“Nonostante sia arrivato da solo ventiquattr’ore a Shanghai, sono sotto shock. La città è del tutto occidentalizzata, più moderna di New York. Un cambiamento radicale e sconvolgente del paese rispetto alla Cina che ho conosciuto dodici anni fa, quando mi trasferii per un lungo periodo per approfondire la conoscenza dell’arte marziale wushu. Una trasformazione che non mi piace perché vanno perse l’identità e le tradizioni di un popolo”. Giorgio Pasotti risponde al cellulare dalla Cina dove si trova, insieme a Nicoletta Romanoff e altri artisti (leggi la delegazione) per il Shanghai International Film Festival, in particolare per la sezione ‘Sketches of Italy’ che si concluderà domenica con Dopo mezzanotte, il film di Davide Ferrario che lo ha visto interprete.
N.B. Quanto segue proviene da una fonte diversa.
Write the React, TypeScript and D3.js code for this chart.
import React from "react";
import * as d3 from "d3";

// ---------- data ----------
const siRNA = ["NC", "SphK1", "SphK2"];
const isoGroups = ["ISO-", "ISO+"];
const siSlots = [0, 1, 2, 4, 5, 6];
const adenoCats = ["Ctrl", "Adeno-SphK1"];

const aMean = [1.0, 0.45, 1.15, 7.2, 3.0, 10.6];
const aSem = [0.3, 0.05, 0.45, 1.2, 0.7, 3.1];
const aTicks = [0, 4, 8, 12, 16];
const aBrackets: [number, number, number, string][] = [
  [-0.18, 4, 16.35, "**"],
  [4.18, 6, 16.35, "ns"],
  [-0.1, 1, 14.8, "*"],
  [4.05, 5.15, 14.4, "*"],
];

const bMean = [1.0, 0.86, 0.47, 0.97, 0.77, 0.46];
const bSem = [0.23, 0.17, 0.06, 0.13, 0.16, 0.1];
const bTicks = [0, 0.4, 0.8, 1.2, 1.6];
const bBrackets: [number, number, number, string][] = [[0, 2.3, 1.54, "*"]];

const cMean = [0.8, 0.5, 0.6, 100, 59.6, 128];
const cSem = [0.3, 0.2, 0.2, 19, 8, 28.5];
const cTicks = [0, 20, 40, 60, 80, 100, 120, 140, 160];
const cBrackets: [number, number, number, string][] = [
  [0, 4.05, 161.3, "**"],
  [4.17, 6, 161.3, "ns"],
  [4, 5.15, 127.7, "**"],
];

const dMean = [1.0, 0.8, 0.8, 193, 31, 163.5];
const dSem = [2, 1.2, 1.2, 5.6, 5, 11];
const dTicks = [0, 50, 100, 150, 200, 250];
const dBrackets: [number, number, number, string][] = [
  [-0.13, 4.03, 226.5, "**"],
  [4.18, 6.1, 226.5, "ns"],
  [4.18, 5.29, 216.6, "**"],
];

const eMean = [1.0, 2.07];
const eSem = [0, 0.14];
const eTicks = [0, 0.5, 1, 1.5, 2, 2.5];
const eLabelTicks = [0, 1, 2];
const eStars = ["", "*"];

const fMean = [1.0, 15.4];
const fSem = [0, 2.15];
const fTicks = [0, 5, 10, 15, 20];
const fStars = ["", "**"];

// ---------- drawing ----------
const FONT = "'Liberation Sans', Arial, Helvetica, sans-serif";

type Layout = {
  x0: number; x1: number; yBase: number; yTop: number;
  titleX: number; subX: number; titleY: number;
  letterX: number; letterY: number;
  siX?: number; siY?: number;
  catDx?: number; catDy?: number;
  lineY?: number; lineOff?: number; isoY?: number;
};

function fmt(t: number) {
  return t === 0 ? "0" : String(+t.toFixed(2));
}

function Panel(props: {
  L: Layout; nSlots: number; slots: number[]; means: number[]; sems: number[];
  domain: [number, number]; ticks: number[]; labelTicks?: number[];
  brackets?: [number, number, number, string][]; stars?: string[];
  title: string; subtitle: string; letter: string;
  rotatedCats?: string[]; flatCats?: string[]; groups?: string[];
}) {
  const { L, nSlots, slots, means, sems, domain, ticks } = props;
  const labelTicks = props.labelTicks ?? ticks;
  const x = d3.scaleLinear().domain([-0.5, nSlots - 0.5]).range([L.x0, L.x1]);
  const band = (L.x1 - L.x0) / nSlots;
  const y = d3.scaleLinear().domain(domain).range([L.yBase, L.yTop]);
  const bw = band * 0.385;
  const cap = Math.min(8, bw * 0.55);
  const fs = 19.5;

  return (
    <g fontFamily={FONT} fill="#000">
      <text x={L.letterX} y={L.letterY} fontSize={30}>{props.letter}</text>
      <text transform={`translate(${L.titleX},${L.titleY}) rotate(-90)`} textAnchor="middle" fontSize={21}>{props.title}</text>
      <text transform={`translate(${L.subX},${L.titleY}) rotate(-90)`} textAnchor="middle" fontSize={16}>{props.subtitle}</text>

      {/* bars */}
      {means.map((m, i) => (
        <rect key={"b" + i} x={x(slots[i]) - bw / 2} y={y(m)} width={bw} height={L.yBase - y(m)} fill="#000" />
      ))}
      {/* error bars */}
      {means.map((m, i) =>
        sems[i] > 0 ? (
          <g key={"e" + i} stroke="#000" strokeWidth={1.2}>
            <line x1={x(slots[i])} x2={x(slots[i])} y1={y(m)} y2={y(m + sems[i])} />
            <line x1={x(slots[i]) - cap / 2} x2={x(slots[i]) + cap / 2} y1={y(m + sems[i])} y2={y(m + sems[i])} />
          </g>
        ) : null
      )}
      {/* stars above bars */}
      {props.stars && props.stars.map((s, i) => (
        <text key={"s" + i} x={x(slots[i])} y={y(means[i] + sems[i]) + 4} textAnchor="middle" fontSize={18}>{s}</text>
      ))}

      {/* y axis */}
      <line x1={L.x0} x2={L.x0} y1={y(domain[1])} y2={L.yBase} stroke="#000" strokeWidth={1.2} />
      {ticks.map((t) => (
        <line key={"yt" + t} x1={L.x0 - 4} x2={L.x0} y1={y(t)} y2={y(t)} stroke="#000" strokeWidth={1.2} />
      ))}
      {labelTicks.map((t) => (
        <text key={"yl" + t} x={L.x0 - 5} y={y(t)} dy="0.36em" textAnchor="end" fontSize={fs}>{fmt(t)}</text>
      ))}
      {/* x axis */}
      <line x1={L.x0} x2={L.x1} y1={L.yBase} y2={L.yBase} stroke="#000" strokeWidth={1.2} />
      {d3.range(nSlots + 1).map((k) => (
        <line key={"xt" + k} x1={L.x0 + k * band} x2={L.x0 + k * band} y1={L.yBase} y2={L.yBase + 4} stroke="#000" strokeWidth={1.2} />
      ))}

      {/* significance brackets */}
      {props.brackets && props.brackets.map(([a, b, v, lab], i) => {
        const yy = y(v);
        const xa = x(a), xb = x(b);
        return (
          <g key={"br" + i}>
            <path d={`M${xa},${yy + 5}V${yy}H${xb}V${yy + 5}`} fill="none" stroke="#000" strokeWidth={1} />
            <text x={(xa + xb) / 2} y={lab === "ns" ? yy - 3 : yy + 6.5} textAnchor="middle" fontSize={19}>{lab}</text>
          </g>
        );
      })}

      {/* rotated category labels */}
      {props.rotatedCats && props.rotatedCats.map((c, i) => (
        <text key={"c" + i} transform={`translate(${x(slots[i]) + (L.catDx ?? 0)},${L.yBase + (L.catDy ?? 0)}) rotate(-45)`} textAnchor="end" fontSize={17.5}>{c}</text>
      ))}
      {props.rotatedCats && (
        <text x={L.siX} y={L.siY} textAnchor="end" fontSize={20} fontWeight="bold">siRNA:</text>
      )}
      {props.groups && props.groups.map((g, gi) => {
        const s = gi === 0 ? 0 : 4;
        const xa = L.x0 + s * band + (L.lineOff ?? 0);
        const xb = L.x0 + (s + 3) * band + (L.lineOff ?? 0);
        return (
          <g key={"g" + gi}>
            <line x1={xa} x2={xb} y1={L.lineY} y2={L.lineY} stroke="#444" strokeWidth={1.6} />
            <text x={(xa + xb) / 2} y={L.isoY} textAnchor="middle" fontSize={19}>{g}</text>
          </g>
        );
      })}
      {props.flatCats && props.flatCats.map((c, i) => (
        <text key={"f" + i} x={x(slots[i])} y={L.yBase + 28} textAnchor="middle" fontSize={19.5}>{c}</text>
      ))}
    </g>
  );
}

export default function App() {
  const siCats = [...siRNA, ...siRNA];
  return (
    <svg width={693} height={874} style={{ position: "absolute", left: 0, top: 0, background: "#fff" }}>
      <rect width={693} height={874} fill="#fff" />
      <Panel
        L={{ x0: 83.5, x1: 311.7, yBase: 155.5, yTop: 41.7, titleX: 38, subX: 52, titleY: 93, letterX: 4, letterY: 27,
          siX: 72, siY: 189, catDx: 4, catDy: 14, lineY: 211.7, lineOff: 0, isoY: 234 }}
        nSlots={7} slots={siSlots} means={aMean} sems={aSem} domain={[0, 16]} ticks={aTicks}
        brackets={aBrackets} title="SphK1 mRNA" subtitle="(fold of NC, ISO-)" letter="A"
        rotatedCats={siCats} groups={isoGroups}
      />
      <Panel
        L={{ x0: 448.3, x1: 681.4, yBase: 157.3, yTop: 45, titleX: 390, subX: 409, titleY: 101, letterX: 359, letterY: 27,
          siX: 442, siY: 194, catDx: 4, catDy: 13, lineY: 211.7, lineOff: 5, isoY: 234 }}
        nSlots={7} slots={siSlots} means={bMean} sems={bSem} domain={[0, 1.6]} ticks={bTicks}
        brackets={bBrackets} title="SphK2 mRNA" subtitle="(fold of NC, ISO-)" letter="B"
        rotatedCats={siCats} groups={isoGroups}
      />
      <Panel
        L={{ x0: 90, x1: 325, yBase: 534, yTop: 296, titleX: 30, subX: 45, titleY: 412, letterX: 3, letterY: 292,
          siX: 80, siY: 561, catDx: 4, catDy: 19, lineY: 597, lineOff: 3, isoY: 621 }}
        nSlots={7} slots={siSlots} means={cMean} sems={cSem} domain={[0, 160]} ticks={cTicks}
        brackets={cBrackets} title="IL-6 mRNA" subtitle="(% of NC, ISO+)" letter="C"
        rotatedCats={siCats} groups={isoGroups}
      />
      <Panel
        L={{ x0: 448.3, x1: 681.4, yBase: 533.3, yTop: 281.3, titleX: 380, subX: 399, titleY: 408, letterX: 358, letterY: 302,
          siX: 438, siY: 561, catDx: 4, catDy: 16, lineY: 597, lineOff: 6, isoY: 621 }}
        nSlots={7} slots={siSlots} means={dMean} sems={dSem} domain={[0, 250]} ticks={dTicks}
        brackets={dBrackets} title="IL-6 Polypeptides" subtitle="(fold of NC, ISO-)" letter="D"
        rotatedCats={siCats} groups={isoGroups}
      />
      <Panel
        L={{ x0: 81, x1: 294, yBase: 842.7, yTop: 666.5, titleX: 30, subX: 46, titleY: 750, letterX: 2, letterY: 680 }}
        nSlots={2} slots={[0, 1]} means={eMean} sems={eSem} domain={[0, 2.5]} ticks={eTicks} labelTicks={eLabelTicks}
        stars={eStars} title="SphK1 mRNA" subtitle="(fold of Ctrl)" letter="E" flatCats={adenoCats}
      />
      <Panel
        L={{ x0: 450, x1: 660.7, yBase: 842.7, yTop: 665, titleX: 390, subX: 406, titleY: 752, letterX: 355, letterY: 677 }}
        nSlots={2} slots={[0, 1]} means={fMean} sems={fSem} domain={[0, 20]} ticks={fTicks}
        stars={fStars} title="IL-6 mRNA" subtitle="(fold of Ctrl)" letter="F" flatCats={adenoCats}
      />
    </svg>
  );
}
Si tratta di un Focus, su sette tra i migliori titoli della nostra produzione recente promosso da Filmitalia in occasione del “2006 Anno dell’Italia in Cina”. Il pubblico cinese affolla le sale che proiettano i titoli italiani e segue con attenzione, nonostante l’appartenenza a una cultura cosi lontana.
E un cocktail party in onore del cinema italiano si è tenuto presso il Moca Museo d’Arte Contemporanea di Shanghai, un suggestivo edificio in mezzo a uno dei parchi piu belli della città, alla presenza dal console generale d’Italia a Shanghai Massimo Roscigno, del regista Gabriele Salvatores, del presidente di Filmitalia Giovanni Galoppi e del direttore di ICE Shanghai Maurizio Forte.
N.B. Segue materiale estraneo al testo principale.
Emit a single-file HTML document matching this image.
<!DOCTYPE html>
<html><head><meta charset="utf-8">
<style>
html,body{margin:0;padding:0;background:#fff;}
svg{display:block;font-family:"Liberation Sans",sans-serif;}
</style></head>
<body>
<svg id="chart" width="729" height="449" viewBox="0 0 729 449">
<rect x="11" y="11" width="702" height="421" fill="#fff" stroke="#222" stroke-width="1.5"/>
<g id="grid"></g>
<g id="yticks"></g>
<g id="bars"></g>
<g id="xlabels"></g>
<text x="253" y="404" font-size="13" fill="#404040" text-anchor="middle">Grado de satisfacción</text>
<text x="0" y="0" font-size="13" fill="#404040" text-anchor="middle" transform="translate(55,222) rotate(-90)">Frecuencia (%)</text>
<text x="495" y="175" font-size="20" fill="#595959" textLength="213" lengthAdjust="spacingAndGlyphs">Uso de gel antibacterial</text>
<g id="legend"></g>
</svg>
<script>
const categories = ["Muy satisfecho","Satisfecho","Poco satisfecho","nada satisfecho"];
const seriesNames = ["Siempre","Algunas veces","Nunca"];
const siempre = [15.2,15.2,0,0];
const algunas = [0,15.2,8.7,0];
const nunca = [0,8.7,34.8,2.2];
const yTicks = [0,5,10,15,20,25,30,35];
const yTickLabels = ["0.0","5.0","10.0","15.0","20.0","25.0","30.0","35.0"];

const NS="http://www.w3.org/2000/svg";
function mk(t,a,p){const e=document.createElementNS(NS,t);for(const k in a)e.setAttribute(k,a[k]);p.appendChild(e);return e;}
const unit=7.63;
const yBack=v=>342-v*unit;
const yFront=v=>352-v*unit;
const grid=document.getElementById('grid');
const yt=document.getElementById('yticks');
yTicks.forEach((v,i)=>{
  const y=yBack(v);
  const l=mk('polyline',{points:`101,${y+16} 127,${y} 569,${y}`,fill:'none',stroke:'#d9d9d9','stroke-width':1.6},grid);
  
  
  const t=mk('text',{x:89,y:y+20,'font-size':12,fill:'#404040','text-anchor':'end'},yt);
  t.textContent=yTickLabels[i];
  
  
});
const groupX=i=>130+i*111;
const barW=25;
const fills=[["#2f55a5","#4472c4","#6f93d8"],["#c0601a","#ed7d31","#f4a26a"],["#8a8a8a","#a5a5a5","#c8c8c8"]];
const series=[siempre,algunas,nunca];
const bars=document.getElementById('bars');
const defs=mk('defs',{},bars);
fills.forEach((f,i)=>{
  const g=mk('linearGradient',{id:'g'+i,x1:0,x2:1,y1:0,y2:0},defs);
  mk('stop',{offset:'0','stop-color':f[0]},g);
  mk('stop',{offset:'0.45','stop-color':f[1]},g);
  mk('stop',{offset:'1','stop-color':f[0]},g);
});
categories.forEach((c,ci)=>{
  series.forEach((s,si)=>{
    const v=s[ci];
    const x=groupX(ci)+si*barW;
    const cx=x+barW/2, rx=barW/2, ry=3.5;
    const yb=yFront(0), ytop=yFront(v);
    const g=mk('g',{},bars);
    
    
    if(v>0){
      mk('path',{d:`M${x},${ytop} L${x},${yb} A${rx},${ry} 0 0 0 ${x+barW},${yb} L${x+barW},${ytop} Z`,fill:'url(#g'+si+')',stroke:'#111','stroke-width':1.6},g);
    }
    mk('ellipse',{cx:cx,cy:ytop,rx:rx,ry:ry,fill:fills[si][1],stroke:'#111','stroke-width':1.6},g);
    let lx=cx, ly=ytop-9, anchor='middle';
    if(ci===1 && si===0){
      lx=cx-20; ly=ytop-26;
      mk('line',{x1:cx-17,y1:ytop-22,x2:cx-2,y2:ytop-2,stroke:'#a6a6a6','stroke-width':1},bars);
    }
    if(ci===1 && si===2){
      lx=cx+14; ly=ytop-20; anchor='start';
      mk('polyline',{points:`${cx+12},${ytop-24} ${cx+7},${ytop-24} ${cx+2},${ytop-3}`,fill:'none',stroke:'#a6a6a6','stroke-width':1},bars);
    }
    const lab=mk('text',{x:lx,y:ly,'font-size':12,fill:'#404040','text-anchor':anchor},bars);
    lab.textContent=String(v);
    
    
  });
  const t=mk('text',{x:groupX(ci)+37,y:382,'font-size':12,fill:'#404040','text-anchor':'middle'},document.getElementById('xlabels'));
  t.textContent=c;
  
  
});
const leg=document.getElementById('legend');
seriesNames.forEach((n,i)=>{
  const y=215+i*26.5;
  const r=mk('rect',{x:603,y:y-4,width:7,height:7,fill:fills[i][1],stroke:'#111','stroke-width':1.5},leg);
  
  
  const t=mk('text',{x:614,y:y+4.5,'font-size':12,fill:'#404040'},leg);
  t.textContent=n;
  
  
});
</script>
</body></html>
Pasotti è ancora impegnato sul set di “Le rose del deserto” di Mario Monicelli?
Ho terminato la scorsa settimana le riprese di questa commedia amara nella quale si piange e si ride del nostro egoismo e dei nostri miti, una radiografia impietosa dell’italianità, secondo lo stile tipicamente monicelliano. Marcello, il mio personaggio, è un tenente medico che insieme ad altri colleghi si trova sul fronte libico della Seconda guerra mondiale. Ma a differenza di loro, come il maggiore medico interpretato da Alessandro Haber, Marcello giovane universitario non si trova in Africa per convinzioni fasciste, ma piuttosto per spirito d’avventura. Forte è il suo desiderio di scoprire nuovi popoli e posti sconosciuti, che immortala con la sua fedele Laika sempre a tracolla. Una passione, quella della fotografia, che lo porta a perdersi in paesi affascinanti, ignaro di quei luoghi e inesperto di cosa sia una guerra. A differenza del frate/Michele Placido, molto laico e poco cattolico, che da tempo vive in Libia, e sa più di noi tutti di guerra e di quel mondo.
Lei è anche il protagonista di “Quale amore” di Maurizio Sciarra, che forse sarà in concorso a Locarno?
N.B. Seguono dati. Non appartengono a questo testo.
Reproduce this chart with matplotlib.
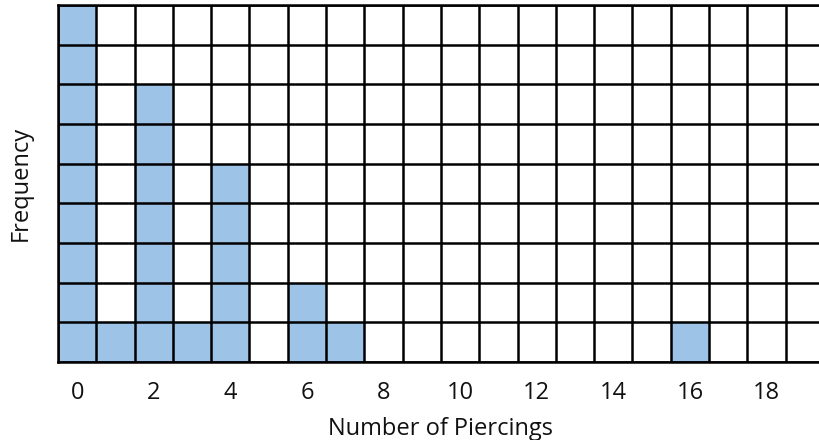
import matplotlib
matplotlib.use("Agg")
import matplotlib.pyplot as plt
import numpy as np

# Data
piercings = list(range(20))
frequency = [9, 1, 7, 1, 5, 0, 2, 1, 0, 0, 0, 0, 0, 0, 0, 0, 1, 0, 0, 0]
tick_values = [0, 2, 4, 6, 8, 10, 12, 14, 16, 18]
x_label = "Number of Piercings"
y_label = "Frequency"

plt.rcParams['font.family'] = ['Open Sans', 'DejaVu Sans']

W, H = 820, 440
fig = plt.figure(figsize=(W / 100, H / 100), dpi=100)
left, right, top, bottom = 58, 824, 5, 362
ax = fig.add_axes([left / W, 1 - bottom / H, (right - left) / W, (bottom - top) / H])

ax.bar(piercings, frequency, width=1.0, color='#9DC3E6', edgecolor='none', zorder=1)

ax.set_xlim(-0.5, len(piercings) - 0.5)
ax.set_ylim(0, 9)

# grid cells
ax.set_xticks(np.arange(-0.5, len(piercings), 1.0), minor=True)
ax.set_yticks(np.arange(0, 10, 1))
ax.set_yticklabels([])
ax.set_xticks(tick_values)
ax.set_xticklabels([str(v) for v in tick_values], fontsize=17, color='#111111')
lw = 1.8
ax.grid(which='minor', axis='x', color='black', linewidth=lw, zorder=3)
ax.grid(which='major', axis='y', color='black', linewidth=lw, zorder=3)
ax.set_axisbelow(False)
ax.tick_params(axis='both', which='both', length=0)
ax.tick_params(axis='x', pad=14)

for side in ['left', 'bottom', 'top']:
    ax.spines[side].set_color('black')
    ax.spines[side].set_linewidth(lw)
ax.spines['right'].set_visible(False)

ax.set_xlabel(x_label, fontsize=17, color='#111111', labelpad=8)
ax.set_ylabel(y_label, fontsize=17, color='#111111', labelpad=15)

fig.savefig("out.png", dpi=100)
Un film drammatico, ben lontano dal registro di Alla rivoluzione su due cavalli, precedente opera di Sciarra. Quale amore è assolutamente fedele, nei sentimenti e nelle dinamiche interiori, al romanzo di Tolstoj, “Sonata a Kreutzer”, da cui è tratto. Un libro talmente moderno e senza tempo, che si presenta come uno squarcio feroce d’attualità. Andrea è un personaggio complesso che s’innamora di una musicista, Antonia/Vanessa Incontrada, e cerca di costruire negli anni una famiglia con questa donna che viene da un ambiente molto diverso. Andrea è cresciuto senza l’affetto e un’educazione familiare, e vorrebbe allora ricreare con lei una famiglia, nonostante il dislivello sociale. Il rapporto fallisce perché Andrea è malato di una forma di possesso assurda ed eccessiva, di una terribile gelosia che non ha motivo d’esistere. E la decisione della moglie di riprendere quella carriera musicale, abbandonata per amore del marito, verrà vissuta da Andrea come un ulteriore tradimento.
Ha lavorato anche nell’opera prima “L’aria salata” di Alessandro Angelini?
Tengo molto a questo esordio alla regia da parte di un 35enne che ha scritto una sceneggiatura matura, degna dei più talentuosi autori. Uno script che non scivola mai nella retorica o nella banalità, nonostante la vicenda raccontata: quella di un figlio, il mio personaggio, e di un padre che si rincontrano in carcere dopo 25 anni, in questo luogo difficile e ostile. Sono un educatore impegnato a sostenere i carcerati nel loro percorso di reinserimento nella società che ritrova per caso il padre condannato all’ergastolo dopo una sanguinosa rapina compiuta quand’ero bambino. Un incontro che mette in crisi il rapporto con mia sorella /Michela Cescon che, a differenza del fratello, vuole dimenticare e ha timore di recuperare quell’affetto.